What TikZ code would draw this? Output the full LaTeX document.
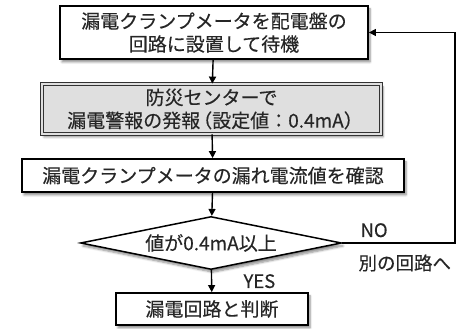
\documentclass[tikz,border=0pt]{standalone}
\usepackage{fontspec}
\setmainfont{Noto Sans CJK JP}[FakeBold=0.3]
\usetikzlibrary{shapes.geometric,arrows.meta,shadows.blur}
\begin{document}
\begin{tikzpicture}[x=1pt,y=1pt,
  every node/.style={font=\fontsize{19pt}{23pt}\selectfont, text=black!85},
  flowbox/.style={draw=black, line width=1.8pt, fill=white, inner sep=0pt, align=center,
     blur shadow={shadow xshift=2pt, shadow yshift=-3pt, shadow blur steps=6, shadow opacity=45}},
  graybox/.style={draw=black!80, line width=0.8pt, double=gray!25, double distance=2pt, fill=gray!25,
     inner sep=0pt, align=center,
     blur shadow={shadow xshift=2pt, shadow yshift=-3pt, shadow blur steps=6, shadow opacity=45}},
  decision/.style={diamond, draw=black, line width=1.5pt, fill=white, inner sep=0pt, aspect=4.9,
     blur shadow={shadow xshift=2pt, shadow yshift=-3pt, shadow blur steps=6, shadow opacity=45}},
  conn/.style={line width=1.4pt, -{Triangle[length=7pt,width=7pt]}},
  lbl/.style={anchor=base west, font=\fontsize{18.5pt}{20pt}\selectfont}
]
\useasboundingbox (0,0) rectangle (469,329);
\node[flowbox, minimum width=308pt, minimum height=53pt] (b1) at (214,296.5)
  {漏電クランプメータを配電盤の\\回路に設置して待機};
\node[graybox, minimum width=339pt, minimum height=50pt] (b2) at (211.5,220)
  {防災センターで\\漏電警報の発報\kern-7pt（設定値：0.4mA）\kern-7pt};
\node[flowbox, minimum width=382pt, minimum height=33pt] (b3) at (213,153.5)
  {漏電クランプメータの漏れ電流値を確認};
\node[decision, minimum width=261pt, minimum height=53pt] (d) at (211,86)
  {値が0.4mA以上};
\node[flowbox, minimum width=192pt, minimum height=32pt] (b4) at (212,20)
  {漏電回路と判断};
\coordinate (r) at (455,86);
\draw[conn] (b1) -- (b2);
\draw[conn] (b2) -- (b3);
\draw[conn] (b3) -- (d);
\draw[conn] (d) -- (b4);
\draw[conn] (d.east) -- (r) |- (b1.east);
\node[lbl] (no) at (357,92) {NO};
\node[lbl] (betsu) at (355,59) {別の回路へ};
\node[lbl] (yes) at (240,41) {YES};
\end{tikzpicture}
\end{document}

**Your task:** Which lines contain "draw"? Copy each of them out.

**Exercise answer:**
What TikZ code would draw this? Output the full LaTeX document.
  flowbox/.style={draw=black, line width=1.8pt, fill=white, inner sep=0pt, align=center,
  graybox/.style={draw=black!80, line width=0.8pt, double=gray!25, double distance=2pt, fill=gray!25,
  decision/.style={diamond, draw=black, line width=1.5pt, fill=white, inner sep=0pt, aspect=4.9,
\draw[conn] (b1) -- (b2);
\draw[conn] (b2) -- (b3);
\draw[conn] (b3) -- (d);
\draw[conn] (d) -- (b4);
\draw[conn] (d.east) -- (r) |- (b1.east);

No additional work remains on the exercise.